BookLife Review: Solito, by Javier Zamora
immigration, LA USA, migration by foot, youth detention, crossing the Border, INS, memoir, American Dirt, hunger, desert
I had to let some time pass between reading this book and posting a review. It may forever remain in my Top Ten Books list. This book, this heart-breaking story, gutted me. After living for several years with his grandparents, and without his parents following their emigration to the US, Javier, then a ten-year old boy journeys with a coyote and a small group of people fleeing Central and South American horror and poverty to join his parents who are living undocumented in CA. Ten. Years. Old. Just imagine your own child in his shoes.
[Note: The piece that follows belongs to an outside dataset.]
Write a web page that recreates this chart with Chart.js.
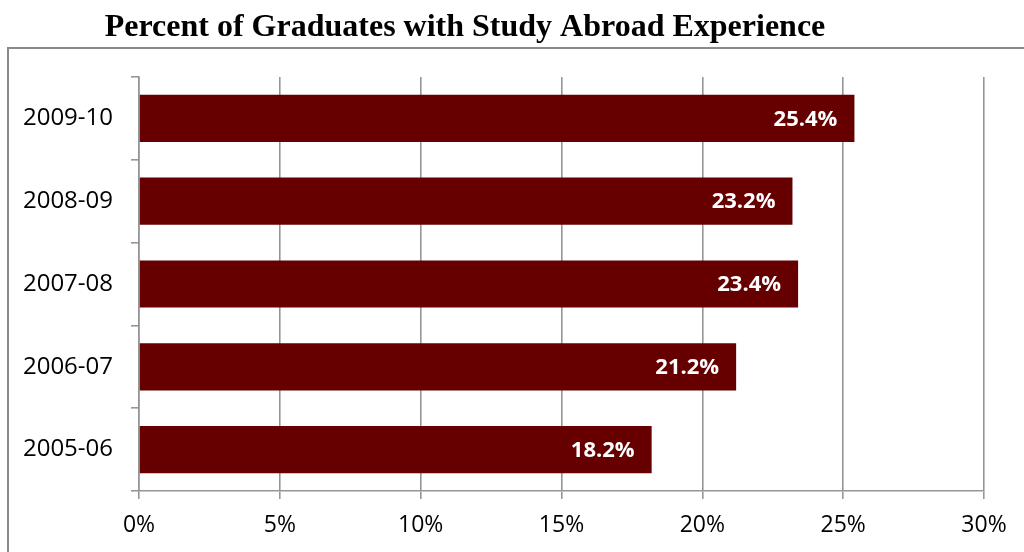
<!DOCTYPE html>
<html>
<head>
<meta charset="utf-8">
<script src="https://cdn.jsdelivr.net/npm/chart.js@4/dist/chart.umd.min.js"></script>
<style>
html,body{margin:0;padding:0;background:#fff;}
#wrap{width:1024px;height:552px;position:relative;}
</style>
</head>
<body>
<div id="wrap"><canvas id="c" width="1024" height="552"></canvas></div>
<script>
const years=['2009-10','2008-09','2007-08','2006-07','2005-06'];
const percents=[25.4,23.2,23.4,21.2,18.2];
const xTicks=[0,5,10,15,20,25,30];
const titleText='Percent of Graduates with Study Abroad Experience';

const barColor='#660000';
const gridColor='#959595';

// frame + title drawn on the canvas
const frame={
  id:'frame',
  beforeDraw(chart){
    const c=chart.ctx; c.save();
    c.fillStyle='#fff'; c.fillRect(0,0,chart.width,chart.height);
    c.strokeStyle='#8a8a8a'; c.lineWidth=2;
    c.strokeRect(8,48,1040,600);
    c.fillStyle='#000'; c.font='bold 32px "Liberation Serif"';
    c.textAlign='center'; c.textBaseline='alphabetic';
    c.fillText(titleText,465,36);
    c.restore();
  }
};

// white value labels inside bar ends
const barLabels={
  id:'barLabels',
  afterDatasetsDraw(chart){
    const c=chart.ctx, meta=chart.getDatasetMeta(0);
    c.save(); c.fillStyle='#fff'; c.font='bold 22px "Open Sans"';
    c.textAlign='right'; c.textBaseline='middle';
    meta.data.forEach((bar,i)=>{ c.fillText(percents[i].toFixed(1)+'%',bar.x-17,bar.y+1); });
    c.restore();
  }
};

new Chart(document.getElementById('c'),{
  type:'bar',
  data:{labels:years,datasets:[{data:percents,backgroundColor:barColor,barPercentage:0.57,categoryPercentage:1}]},
  options:{
    indexAxis:'y',responsive:false,animation:false,
    layout:{padding:{top:77,right:40,left:0,bottom:0}},
    plugins:{legend:{display:false},tooltip:{enabled:false},title:{display:false}},
    scales:{
      x:{
        min:0,max:30,
        afterBuildTicks(s){ s.ticks=xTicks.map(v=>({value:v})); },
        afterFit(s){ s.height=61; },
        grid:{color:gridColor,lineWidth:1.6,tickLength:8,tickColor:gridColor},
        border:{color:gridColor,width:1.6},
        ticks:{color:'#000',font:{family:'"Open Sans"',size:23},padding:13,maxRotation:0,callback:v=>v+'%'}
      },
      y:{
        afterFit(s){ s.width=139; },
        grid:{drawOnChartArea:false,color:gridColor,lineWidth:1.6,tickLength:8,tickColor:gridColor},
        border:{color:gridColor,width:1.6},
        ticks:{color:'#000',font:{family:'"Open Sans"',size:24},padding:18}
      }
    }
  },
  plugins:[frame,barLabels]
});
</script>
</body>
</html>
Many readers will recall the emigration novel from a few years ago, American Dirt, and how it riveted. That too was steeped in truths, but was a novel, a thriller where the protagonists were being hunted down by members of a gang. In Solito, written as a memoir, Javier Zamora (@javierzamora) shares his personal story in harrowing detail and vignettes. Now grown, he recounts his memories. He massages loneliness, fear, exhaustion, hunger and dogged determination to reach "La USA," the land of opportunity and, even in low-wage living circumstances, a land of tremendous wealth and opportunity. Zamora sketches miles-long walks in the dark, parching thirst, brutal desert heat and setback encounters with La Migra in stark and spare detail. It's riveting; as a reader and a human, you root for these travelerss who are desperate to become immigrants, to live in the freedom and opportunity of the United States. Everyone should read this book, and then take a moment to be grateful for the all-too-often take for granted blessings of food, water and shelter.